The instruction sets of modern computer Central Processing Units (CPUs) typically include a variety of commands to manipulate data stored in operand registers. Each operand register may hold a “word.” A “word” is a fixed-sized piece of data, such as a quantity of data handled as a unit by the instruction set and/or the processor core of the CPU, and can vary from CPU to CPU. For example, a “word” might be 32 bits on one type of CPU, whereas a “word” might be 64 bits on another type of CPU. In some applications such as encryption, it is desirable to go inside a “word” and individually manipulate the stored bits.
For a more complete understanding of the present disclosure, reference is now made to the following description taken in conjunction with the accompanying drawings.
Reduced instruction set computing (RISC) instruction sets typically include instructions that support basic “word” manipulation operations such as masks, bit shifts and bitwise logic operations. Instructions to apply “masks” to words are used to set some bits in the word while leaving others untouched. “Shift” operations may shift bits within the words toward the beginning or end of the word. Examples of basic bitwise logic operations include logic operations such as “AND,” inclusive “OR,” or “Exclusive OR” (XOR). In comparison, complex instruction set computing (CISC) instruction sets typically include instructions that can perform a series of these basic operations as multiple steps using a single instruction call.
Unfortunately, using conventional techniques, rearranging the order of bits stored in a source register, when copying the bits to a destination register, can require executing a relatively large number of instructions, particularly if the new order is arbitrary. This act of rearranging bits into a different sequence or order is called “permuting.” On a typical processor (RISC or CISC), a simple permutation operation may require around twenty different instructions to be executed to permute a single byte of data.
The reordering of the bits illustrated in
An “AND” is a logical operation where the binary inputs are multiplied, such that the output of an AND is true (1) if and only if all of the inputs are true (1). Otherwise, if any input is false (0), an AND outputs a false (0). An “OR” is a logical operation where the binary inputs are added, such that the output of an OR is false (0) if and only if all of the inputs are false (0). Otherwise, if any input is true (1), an OR outputs a true (1). An “XOR” is a logical operation that outputs a true (1) if and only if an odd number of inputs are true (1). Otherwise, an XOR outputs a false (0).
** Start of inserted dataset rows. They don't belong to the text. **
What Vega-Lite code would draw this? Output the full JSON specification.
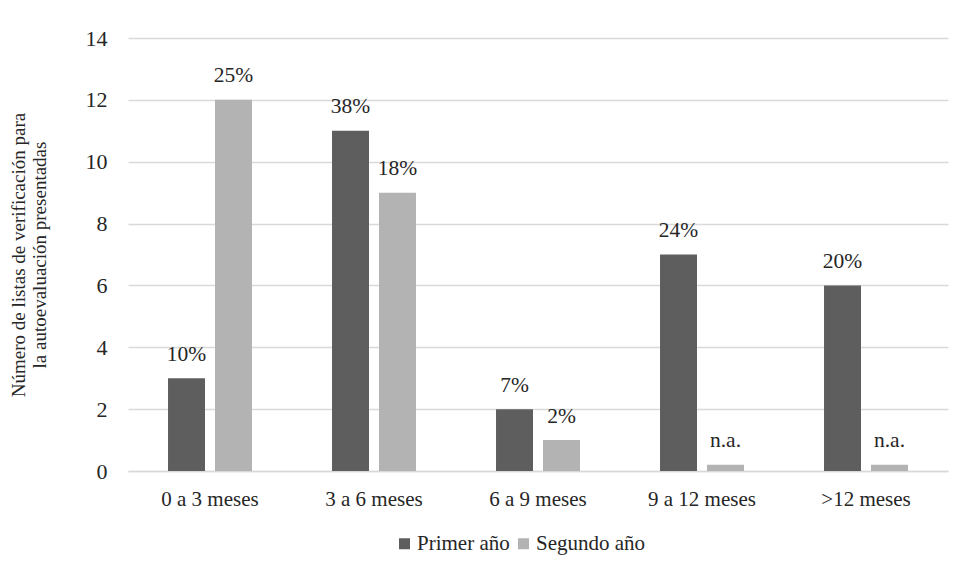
{
  "$schema": "https://vega.github.io/schema/vega-lite/v6.json",
  "autosize": {"type": "none"},
  "width": 820,
  "height": 433,
  "padding": {"left": 128, "top": 38, "right": 18, "bottom": 107},
  "background": "white",
  "config": {
    "font": "Liberation Serif",
    "view": {"stroke": null}
  },
  "data": {
    "values": [
      {"periodo": "0 a 3 meses", "serie": "Primer año", "valor": 3, "etiqueta": "10%"},
      {"periodo": "0 a 3 meses", "serie": "Segundo año", "valor": 12, "etiqueta": "25%"},
      {"periodo": "3 a 6 meses", "serie": "Primer año", "valor": 11, "etiqueta": "38%"},
      {"periodo": "3 a 6 meses", "serie": "Segundo año", "valor": 9, "etiqueta": "18%"},
      {"periodo": "6 a 9 meses", "serie": "Primer año", "valor": 2, "etiqueta": "7%"},
      {"periodo": "6 a 9 meses", "serie": "Segundo año", "valor": 1, "etiqueta": "2%"},
      {"periodo": "9 a 12 meses", "serie": "Primer año", "valor": 7, "etiqueta": "24%"},
      {"periodo": "9 a 12 meses", "serie": "Segundo año", "valor": 0.2, "etiqueta": "n.a."},
      {"periodo": ">12 meses", "serie": "Primer año", "valor": 6, "etiqueta": "20%"},
      {"periodo": ">12 meses", "serie": "Segundo año", "valor": 0.2, "etiqueta": "n.a."}
    ]
  },
  "encoding": {
    "x": {
      "field": "periodo",
      "type": "nominal",
      "sort": null,
      "scale": {"paddingInner": 0.488, "paddingOuter": 0.244},
      "axis": {
        "title": null,
        "labelAngle": 0,
        "labelFont": "Liberation Serif",
        "labelFontSize": 21,
        "labelColor": "#262626",
        "labelPadding": 17,
        "ticks": false,
        "domainColor": "#d9d9d9",
        "domainWidth": 1.5
      }
    },
    "xOffset": {
      "field": "serie",
      "type": "nominal",
      "scale": {"paddingInner": 0.213, "paddingOuter": 0}
    },
    "y": {
      "field": "valor",
      "type": "quantitative",
      "scale": {"domain": [0, 14]},
      "axis": {
        "title": ["Número de listas de verificación para", "la autoevaluación presentadas"],
        "titleFont": "Liberation Serif",
        "titleFontSize": 19,
        "titleFontWeight": "normal",
        "titleColor": "#262626",
        "titlePadding": 36,
        "titleLineHeight": 21,
        "values": [0, 2, 4, 6, 8, 10, 12, 14],
        "labelFont": "Liberation Serif",
        "labelFontSize": 22,
        "labelColor": "#262626",
        "labelPadding": 21,
        "ticks": false,
        "domain": false,
        "gridColor": "#d9d9d9",
        "gridWidth": 1.5
      }
    }
  },
  "layer": [
    {
      "mark": {"type": "bar"},
      "encoding": {
        "color": {
          "field": "serie",
          "type": "nominal",
          "scale": {"domain": ["Primer año", "Segundo año"], "range": ["#5e5e5e", "#b3b3b3"]},
          "legend": {
            "title": null,
            "orient": "none",
            "legendX": 266,
            "legendY": 495,
            "direction": "horizontal",
            "symbolType": "square",
            "symbolSize": 121,
            "symbolStrokeWidth": 0,
            "labelFont": "Liberation Serif",
            "labelFontSize": 21,
            "labelColor": "#262626",
            "labelOffset": 2,
            "columnPadding": 3
          }
        }
      }
    },
    {
      "mark": {"type": "text", "baseline": "alphabetic", "dy": -17.5, "fontSize": 21.5, "color": "#262626", "font": "Liberation Serif"},
      "encoding": {
        "text": {"field": "etiqueta"}
      }
    }
  ]
}
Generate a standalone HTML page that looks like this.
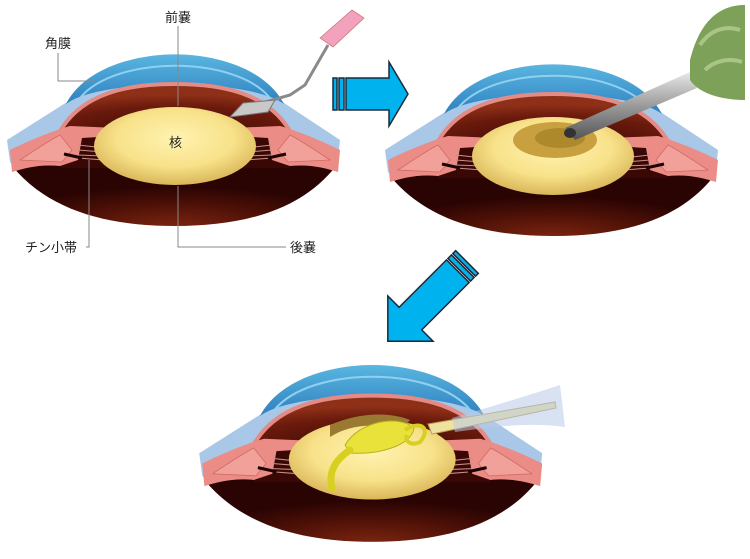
<!DOCTYPE html>
<html><head><meta charset="utf-8"><style>
html,body{margin:0;padding:0;background:#fff;}
svg{display:block;}
text{font-family:"Liberation Sans","Noto Sans CJK JP",sans-serif;fill:#222;}
</style></head><body>
<svg width="750" height="559" viewBox="0 0 750 559" xmlns="http://www.w3.org/2000/svg">
<defs>
<radialGradient id="lens" cx="0.5" cy="0.4" r="0.6">
<stop offset="0" stop-color="#fff3b0"/><stop offset="0.6" stop-color="#f8e28a"/><stop offset="1" stop-color="#d9b658"/>
</radialGradient>
<radialGradient id="fundus" cx="0.5" cy="1" r="0.55">
<stop offset="0" stop-color="#7a2410"/><stop offset="0.6" stop-color="#4a0f06"/><stop offset="1" stop-color="#2a0403"/>
</radialGradient>
<radialGradient id="cham" cx="0.5" cy="1" r="0.8">
<stop offset="0" stop-color="#3a0804"/><stop offset="0.7" stop-color="#6a1a0c"/><stop offset="1" stop-color="#8e3018"/>
</radialGradient>
<linearGradient id="corn" x1="0" y1="0" x2="0" y2="1">
<stop offset="0" stop-color="#5ab6e0"/><stop offset="1" stop-color="#2f80c0"/>
</linearGradient>
<linearGradient id="metal" x1="0" y1="0" x2="0" y2="1">
<stop offset="0" stop-color="#e8e8e8"/><stop offset="0.5" stop-color="#9a9a9a"/><stop offset="1" stop-color="#555"/>
</linearGradient>
<g id="eye">
  <path d="M7,140 L75,97 C115,40 235,40 275,97 L340,140 L338,160 C300,210 240,226 175,226 C110,226 50,210 10,162 Z" fill="#a9c7e6"/>
  <path d="M12,166 C60,150 290,150 336,166 C300,212 240,226 175,226 C110,226 50,212 12,166 Z" fill="url(#fundus)"/>
  <path d="M66,104 C100,38 250,38 284,104 C250,78 100,78 66,104 Z" fill="url(#corn)"/>
  <path d="M80,98 C115,55 235,55 270,98" fill="none" stroke="#8fd0f0" stroke-width="2"/>
  <path d="M58,135 C80,92 130,84 175,84 C220,84 270,92 292,135 Z" fill="url(#cham)" stroke="#e58b86" stroke-width="4"/>
  <path d="M60,132 L120,132 L120,168 L60,168 Z M290,132 L230,132 L230,168 L290,168 Z" fill="#3a0804"/>
  <path d="M10,150 C30,140 55,130 70,126 L118,128 L115,136 L82,138 L78,160 L60,166 C40,164 25,168 12,172 Z" fill="#eb8c86"/>
  <path d="M340,150 C320,140 295,130 280,126 L232,128 L235,136 L268,138 L272,160 L290,166 C310,164 325,168 338,172 Z" fill="#eb8c86"/>
  <path d="M20,160 C35,150 50,140 60,135 L72,150 L62,162 Z M330,160 C315,150 300,140 290,135 L278,150 L288,162 Z" fill="#f2a09a" stroke="#d06a66" stroke-width="0.8"/>
  <g stroke="#c9908a" stroke-width="1" fill="none">
    <path d="M78,145 L105,148 M78,150 L103,152 M78,155 L104,156 M78,158 L104,160"/>
    <path d="M272,145 L245,148 M272,150 L247,152 M272,155 L246,156 M272,158 L246,160"/>
  </g>
  <path d="M64,154 L82,158 M286,154 L268,158" stroke="#1a0302" stroke-width="3"/>
  <ellipse cx="175" cy="146" rx="81" ry="39" fill="url(#lens)"/>
</g>
</defs>

<use href="#eye"/>
<path d="M328,45 L305,85 L290,95 L245,108" fill="none" stroke="#8a8a8a" stroke-width="3"/>
<path d="M243,103 L275,100 L268,112 L230,117 Z" fill="#c8c8c8" stroke="#777" stroke-width="1"/>
<path d="M320,38 L352,10 L364,18 L333,47 Z" fill="#f3a2bd" stroke="#c77" stroke-width="0.8"/>
<g stroke="#888" stroke-width="1" fill="none">
  <path d="M178,26 L178,106"/>
  <path d="M58,53 L58,81 L95,81"/>
  <path d="M89,160 L89,247 L86,247"/>
  <path d="M178,186 L178,247 L286,247"/>
</g>
<text x="165" y="22" font-size="13">前嚢</text>
<text x="45" y="48" font-size="13">角膜</text>
<text x="169" y="147" font-size="13">核</text>
<text x="25" y="252" font-size="13">チン小帯</text>
<text x="290" y="252" font-size="13">後嚢</text>

<use href="#eye" transform="translate(378,10)"/>
<ellipse cx="555" cy="140" rx="42" ry="18" fill="#c9a040"/>
<ellipse cx="560" cy="138" rx="25" ry="10" fill="#9c7a1e" opacity="0.6"/>
<path d="M565,128 L690,72 L697,88 L575,140 Z" fill="url(#metal)"/>
<ellipse cx="570" cy="133" rx="6" ry="5" fill="#333"/>
<path d="M690,60 C700,20 720,5 745,5 L745,100 C725,100 700,95 690,80 Z" fill="#7ea15a"/>
<path d="M700,45 C710,30 725,25 740,30 M705,70 C715,60 730,58 742,62" stroke="#a9c585" stroke-width="4" fill="none"/>

<use href="#eye" transform="translate(192,309) scale(1.03)"/>
<path d="M330,425 C360,412 390,412 410,420 L400,432 C380,422 350,424 330,437 Z" fill="#9a7a30"/>
<path d="M345,445 C360,420 400,415 414,428 C412,445 380,455 350,453 Z" fill="#e8e23a" stroke="#b8b020" stroke-width="1"/>
<path d="M350,450 C335,460 328,472 332,488" fill="none" stroke="#d8d020" stroke-width="7" stroke-linecap="round"/>
<path d="M405,430 C420,420 432,428 420,442 C412,446 404,442 407,435" fill="none" stroke="#d8d020" stroke-width="4"/>
<path d="M428,424 L555,402 L556,408 L432,434 Z" fill="#efe2a0" stroke="#b9a04a" stroke-width="1"/>
<path d="M452,418 C490,407 530,395 560,385 L565,427 C530,422 490,427 455,432 Z" fill="#b8cbe8" opacity="0.55"/>

<g fill="#00b3ee" stroke="#1a2a3a" stroke-width="1.5">
  <rect x="333" y="78" width="4" height="32"/>
  <rect x="339" y="78" width="5" height="32"/>
  <path d="M346,78 L389,78 L389,62 L408,94 L389,126 L389,110 L346,110 Z"/>
</g>
<g fill="#00b3ee" stroke="#1a2a3a" stroke-width="1.5" transform="translate(467,262) rotate(135)">
  <rect x="0" y="-16" width="4" height="32"/>
  <rect x="6" y="-16" width="5" height="32"/>
  <path d="M13,-16 L80,-16 L80,-32 L112,0 L80,32 L80,16 L13,16 Z"/>
</g>
</svg>
</body></html>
There have been past attempts at improving the performance of permutation operations, but the results have had various shortcomings. One well-known solution was based upon bit-matrix multiplication. An example is described in “Bit Matrix Multiplication in Commodity Processors” by Yedidya Hilewitz, Cedric Lauradoux, and Ruby B. Lee, IEEE International Conference on Application-Specific Systems, Architectures and Processors (ASAP), 2008, page 7-12, and in Yedidya Hilewitz's related 2008 Princeton PhD dissertation entitled “Advanced Bit Manipulation Instructions: Architecture, Implementation and Applications.”
However, bit matrix multiplication solutions need to store tables of data that specify how to manipulate bits. This need for storage is a major drawback, and limits the practicality of bit-matrix multiplication as a solution on most processors. In a typical implementation, the stored tables are estimated to require approximately 1 Kilobyte (KB) of memory (i.e., 8000 bits). While 1 KB may seem tiny relative to the amount of memory in today's computers, it can be huge relative to the amount of data storage available within a processor core's internal registers, which are what a core uses when executing instructions. An alternative might be to store the tables in memory outside the processor's core and load data from the tables as needed. However, the use of multiple memory swap transactions will considerably reduce the time required to perform bit-matrix multiplication, due to the added latency introduced by the extra transactions.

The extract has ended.